Many technologies have become irreplaceable in the medical field: from chirurgical robots to augmented reality in the operating room, from virtual reality for the training of doctors to its therapeutic uses, up to artificial intelligence in the field of diagnostics.
Even the development of new drugs, a long and complex process, can benefit from the AI: this, in fact, will not only drastically reduce research and development time and costs but will support the hiring and collection of data during the test phases of a new drug (clinical trials). This will soon be possible via the chatbot developed by an Italian startup.
What does PatchAI do?
PatchAI seeks to revolutionize the data collection and analysis system reported by patients in clinical research, especially in the pharmacological field. PatchAI will allow real-time data collection and analysis to provide predictive analysis. Data collection will take place in a conversational manner using a chatbot that uses artificial intelligence.
PatchAI is part of a period of profound transformation in the pharmaceutical industry. It is, in fact, moving from the blockbuster, one drug fits all to the personalized medicine.

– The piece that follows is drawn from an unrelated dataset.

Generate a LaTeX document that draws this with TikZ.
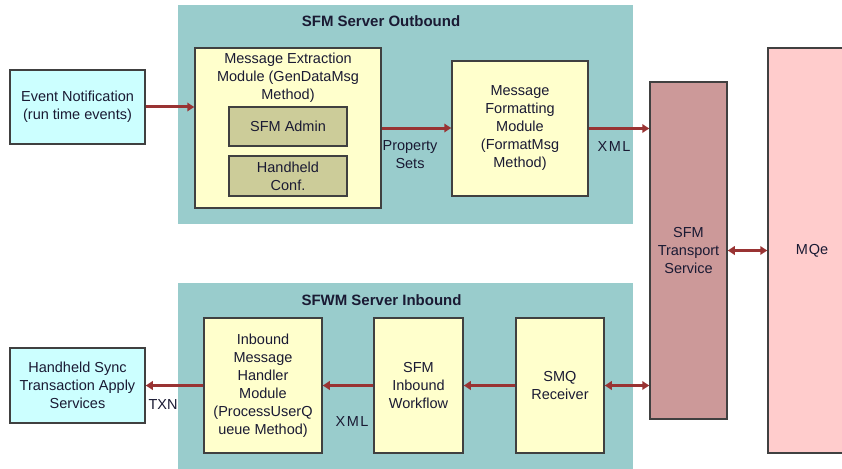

To do this we need to start moving away from the classic systems of collecting and analyzing data during clinical trials, which refer to averages and standard deviations because to move to personalized medicine it is necessary to have the specific data such as Alessandro, Sergio, or Luca in order to develop a tailor-made drug for each person.
How is PatchAI born?
The idea of PatchAI comes from personal experience. As a background, I am a pediatric nurse in clinical research and have worked in cancer clinical trials. I have seen that in many studies the data collected by the patients take place in a discursive form or through paper formats during the visits. Currently, around 50% of clinical trials still use paper tools and the adoption of digital tools is growing.
PatchAI intervenes from phase II to the post-marketing phase in the drug development process. The collection of data in conversational form presents numerous advantages: improvement in adherence to therapy (notifying the person when to take the drug and in what dose), collecting, analyzing, identifying and notifying health personnel of adverse effects, offering an experience innovative for the patient, and others.

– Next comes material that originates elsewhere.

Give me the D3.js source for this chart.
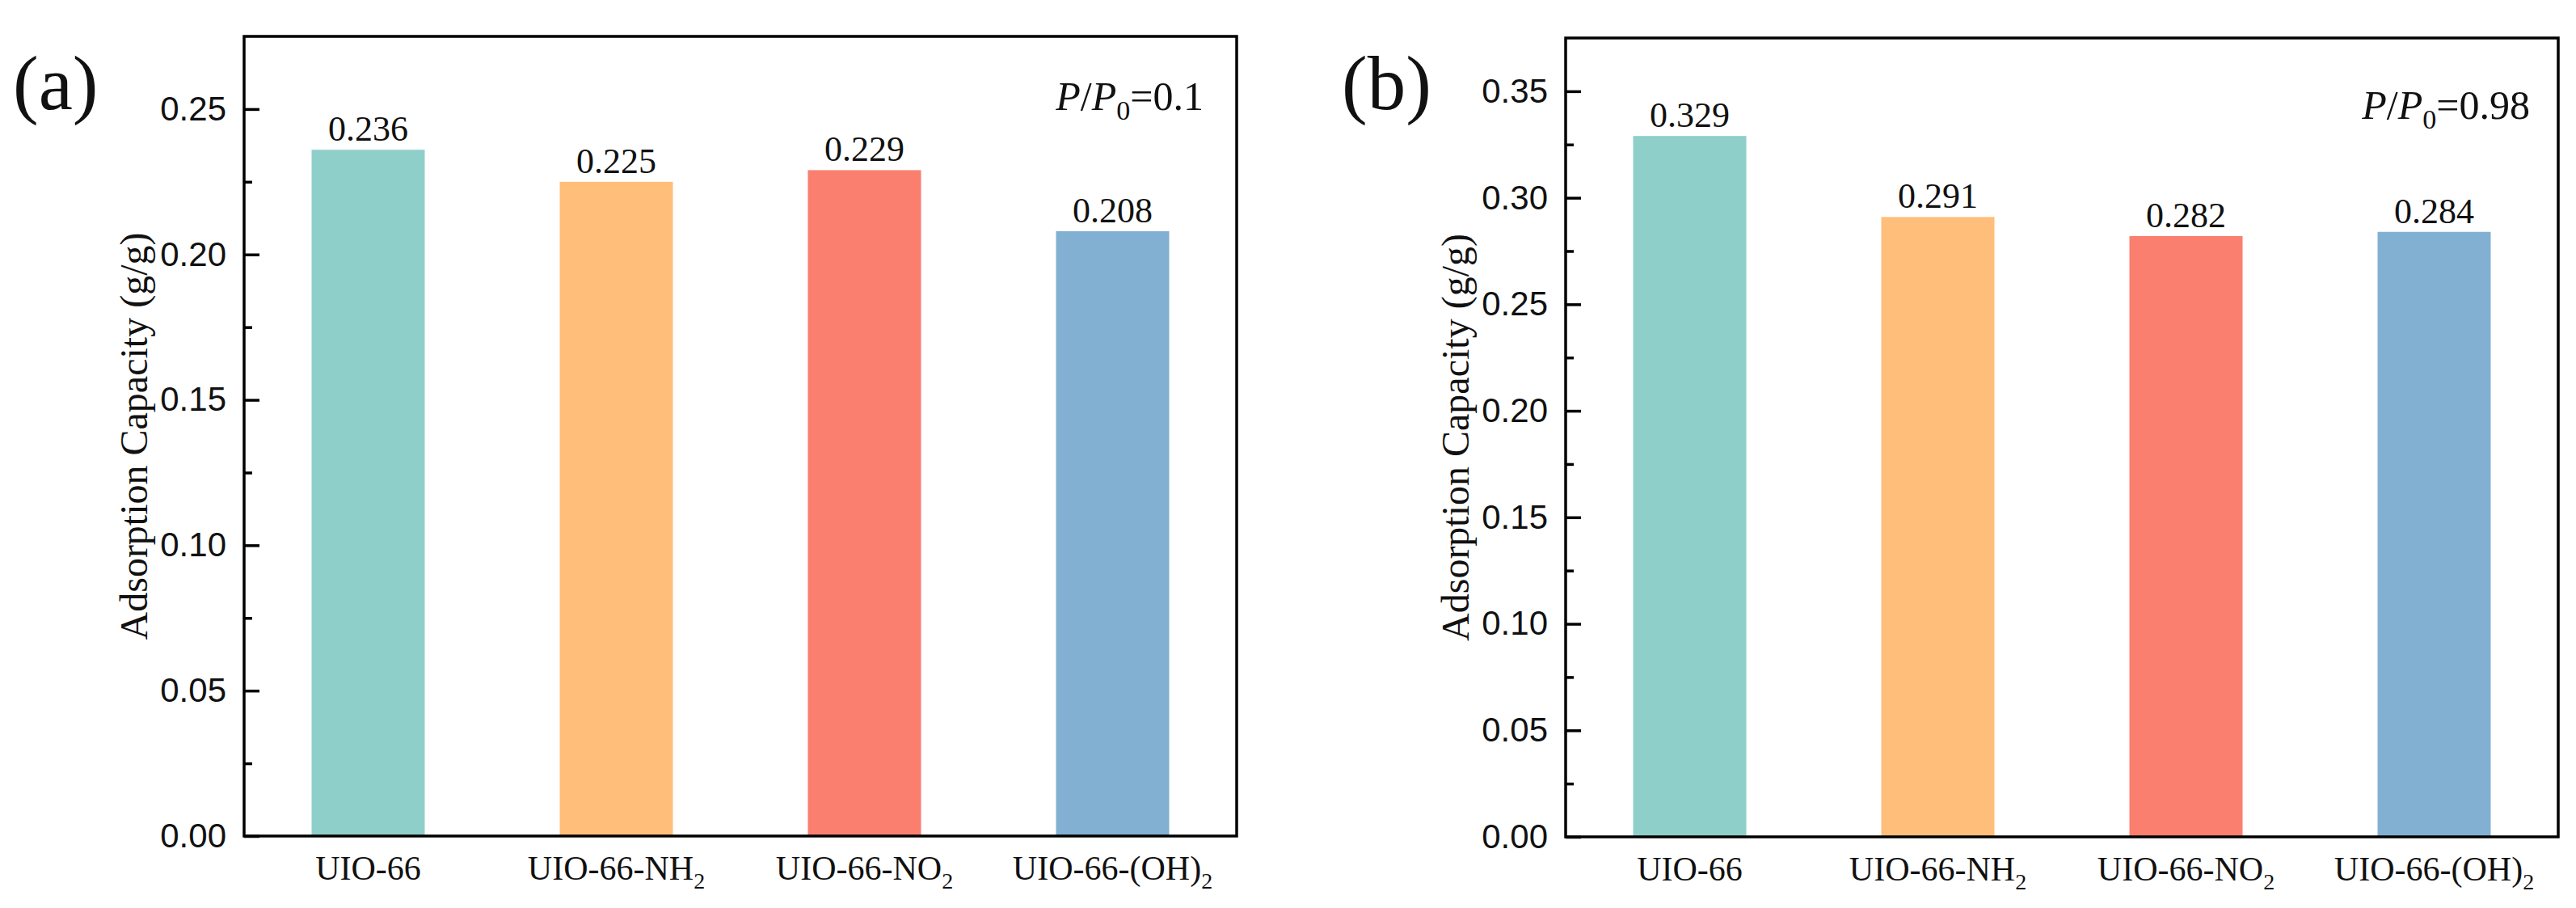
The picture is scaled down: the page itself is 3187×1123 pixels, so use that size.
<!DOCTYPE html>
<html>
<head>
<meta charset="utf-8">
<script src="https://cdn.jsdelivr.net/npm/d3@7"></script>
<style>
  html, body { margin: 0; padding: 0; background: #fff; }
  svg { display: block; }
</style>
</head>
<body>
<svg id="chart" width="3187" height="1123"></svg>
<script>
// ---- data ----
const categories = ["UIO-66", "UIO-66-NH2", "UIO-66-NO2", "UIO-66-(OH)2"];
const catMain = ["UIO-66", "UIO-66-NH", "UIO-66-NO", "UIO-66-(OH)"];
const catSub = ["", "2", "2", "2"];
const colors = ["#8ECFC9", "#FFBE7A", "#FA7F6F", "#82B0D2"];
const valuesA = [0.236, 0.225, 0.229, 0.208];
const valuesB = [0.329, 0.291, 0.282, 0.284];
const labelsA = ["0.236", "0.225", "0.229", "0.208"];
const labelsB = ["0.329", "0.291", "0.282", "0.284"];
const ticksA = [0, 0.05, 0.10, 0.15, 0.20, 0.25];
const ticksB = [0, 0.05, 0.10, 0.15, 0.20, 0.25, 0.30, 0.35];
const minorA = [0.025, 0.075, 0.125, 0.175, 0.225];
const minorB = [0.025, 0.075, 0.125, 0.175, 0.225, 0.275, 0.325];
const yMaxA = 0.275, yMaxB = 0.375;
const yTitle = "Adsorption Capacity (g/g)";

const svg = d3.select("#chart");
const SERIF = "'Liberation Serif','Times New Roman',serif";
const SANS = "'Liberation Sans',Arial,sans-serif";

function panel(opt) {
  const g = svg.append("g");
  const x = d3.scalePoint().domain(categories).range([opt.left, opt.right]).padding(0.5);
  const y = d3.scaleLinear().domain([0, opt.yMax]).range([opt.bottom, opt.top]);
  const bw = 140;

  // bars
  g.selectAll("rect.bar").data(categories).join("rect")
    .attr("class", "bar")
    .attr("x", d => x(d) - bw / 2)
    .attr("width", bw)
    .attr("y", (d, i) => y(opt.values[i]))
    .attr("height", (d, i) => y(0) - y(opt.values[i]))
    .attr("fill", (d, i) => colors[i]);

  // value labels
  g.selectAll("text.val").data(categories).join("text")
    .attr("class", "val")
    .attr("x", d => x(d))
    .attr("y", (d, i) => y(opt.values[i]) - 11)
    .attr("text-anchor", "middle")
    .attr("font-family", SERIF)
    .attr("font-size", 44)
    .attr("fill", "#111")
    .text((d, i) => opt.labels[i]);

  // y axis major
  const ax = d3.axisLeft(y).tickValues(opt.ticks).tickFormat(d3.format(".2f"))
    .tickSizeInner(-19).tickSizeOuter(0).tickPadding(22);
  const ag = g.append("g").attr("transform", `translate(${opt.left},0)`).call(ax);
  ag.select(".domain").remove();
  ag.selectAll(".tick line").attr("stroke", "#000").attr("stroke-width", 3.5);
  ag.selectAll(".tick text").attr("font-family", SANS).attr("font-size", 42).attr("fill", "#111");

  // y axis minor
  const mx = d3.axisLeft(y).tickValues(opt.minor).tickFormat("").tickSizeInner(-10).tickSizeOuter(0);
  const mg = g.append("g").attr("transform", `translate(${opt.left},0)`).call(mx);
  mg.select(".domain").remove();
  mg.selectAll(".tick line").attr("stroke", "#000").attr("stroke-width", 3.5);

  // x category labels
  const xl = g.selectAll("text.cat").data(categories).join("text")
    .attr("class", "cat")
    .attr("x", d => x(d))
    .attr("y", opt.bottom + 54)
    .attr("text-anchor", "middle")
    .attr("font-family", SERIF)
    .attr("font-size", 42)
    .attr("fill", "#111");
  xl.append("tspan").text((d, i) => catMain[i]);
  xl.filter((d, i) => catSub[i] !== "").append("tspan")
    .attr("font-size", 28).attr("dy", 11).text((d, i) => catSub[categories.indexOf(d)]);

  // frame
  g.append("rect")
    .attr("x", opt.left).attr("y", opt.top)
    .attr("width", opt.right - opt.left).attr("height", opt.bottom - opt.top)
    .attr("fill", "none").attr("stroke", "#000").attr("stroke-width", 3.5);

  // y title
  g.append("text")
    .attr("transform", `translate(${opt.left - 120},${(opt.top + opt.bottom) / 2}) rotate(-90)`)
    .attr("text-anchor", "middle")
    .attr("font-family", SERIF)
    .attr("font-size", 48)
    .attr("fill", "#111")
    .text(yTitle);

  // panel letter
  g.append("text")
    .attr("x", opt.letterX).attr("y", 135)
    .attr("font-family", SERIF).attr("font-size", 95).attr("fill", "#111")
    .text(opt.letter);

  // P/P0 annotation
  const t = g.append("text")
    .attr("x", opt.right - opt.annoGap).attr("y", opt.annoY)
    .attr("text-anchor", "end")
    .attr("font-family", SERIF).attr("font-size", 50).attr("fill", "#111");
  t.append("tspan").attr("font-style", "italic").text("P");
  t.append("tspan").text("/");
  t.append("tspan").attr("font-style", "italic").text("P");
  t.append("tspan").attr("font-size", 34).attr("dy", 12).text("0");
  t.append("tspan").attr("dy", -12).text("=" + opt.anno);
}

panel({ left: 302, right: 1530, top: 45, bottom: 1034, yMax: yMaxA, values: valuesA, labels: labelsA,
  ticks: ticksA, minor: minorA, letter: "(a)", letterX: 16, anno: "0.1", annoGap: 41, annoY: 136 });
panel({ left: 1937, right: 3165, top: 47, bottom: 1035, yMax: yMaxB, values: valuesB, labels: labelsB,
  ticks: ticksB, minor: minorB, letter: "(b)", letterX: 1660, anno: "0.98", annoGap: 35, annoY: 147 });
</script>
</body>
</html>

What is the advantage of using an AI chatbot during clinical trials?
One of the greatest challenges for innovating clinical trials is patient engagement. It should also be taken into account that the future drivers of communication will be AI and Instant Messaging.
Patients who follow study protocols have numerous questionnaires to fill and doctor-patient communication barriers are high. This has implications for the reliability of the collected data, which can be biased and there is a greater risk of transcription errors, especially when relying on memory. Hence the idea of using a virtual assistant to assist the patient during the clinical trial journey so as to collect data in a conversational and empathic form.
Technically, PatchAI wants to be a cognitive platform for the collection of what is called the Electronic Clinical Outcome Assessment (eCOA) and Electronic Patient Reported Outcome (ePRO).
It should also be considered a contextual condition: there are internal and external pressures from the pharmaceutical industries, for example from associations for patients and from governments that aim to make patients become collaborators informed of the research process to try to provide as much real as possible world evidence where it is necessary to prove the value of a pharmaceutical product in the context of patients’ unmet needs.
Innovative data collection tools (eg chatbots) that facilitate and support patient engagement support precisely this need.
Not only clinical trials supported by tools that use AI but also Digital Medicine, drugs that implement a chip, and send a signal once ingested.
What is your vision of the future of pharmacology?
I see the future as an integration, hardware and software beyond the pill that try to follow the patient in a personalized and real-time way. Data collection will not be limited to purely clinical data but will also cover behavioral data and social data. The AI will make it possible to cross-reference this series of data to build new real-world endpoints.
The development of new drugs and digital healthcare solutions will have to take place increasingly in synergy with other realities (eg patient associations) in order to build something that is as close as possible to the needs of patients.
Are there ethical challenges in the adoption of AI solutions in the pharmacological field?
Absolutely yes, the technology is pervasive and its expansion, even in the field of clinical research, travels at a very high speed. Laws sometimes fail to go hand in hand with this pace, especially for a new area such as Software as Medical Device (SaMD).
At the moment, it is necessary to deal with ethical committees, made by professionals of the highest level but who are often still linked to a concept of classical medicine. The challenges from the ethical point of view concern above all the typology of the collected data. However, the data collected during cynical trials must always be anonymized.
One last message to our readers …
Healthcare is an area that will be increasingly digitized. requires a review of the processes and the involvement of all the actors involved. There are already tools, for example, Health Services App widely used both by young people and people over 65.
My message is that to move to personalized medicine we must make an effort all the actors involved in clinical research, to try to increase awareness of the digitization of work methods and to produce data.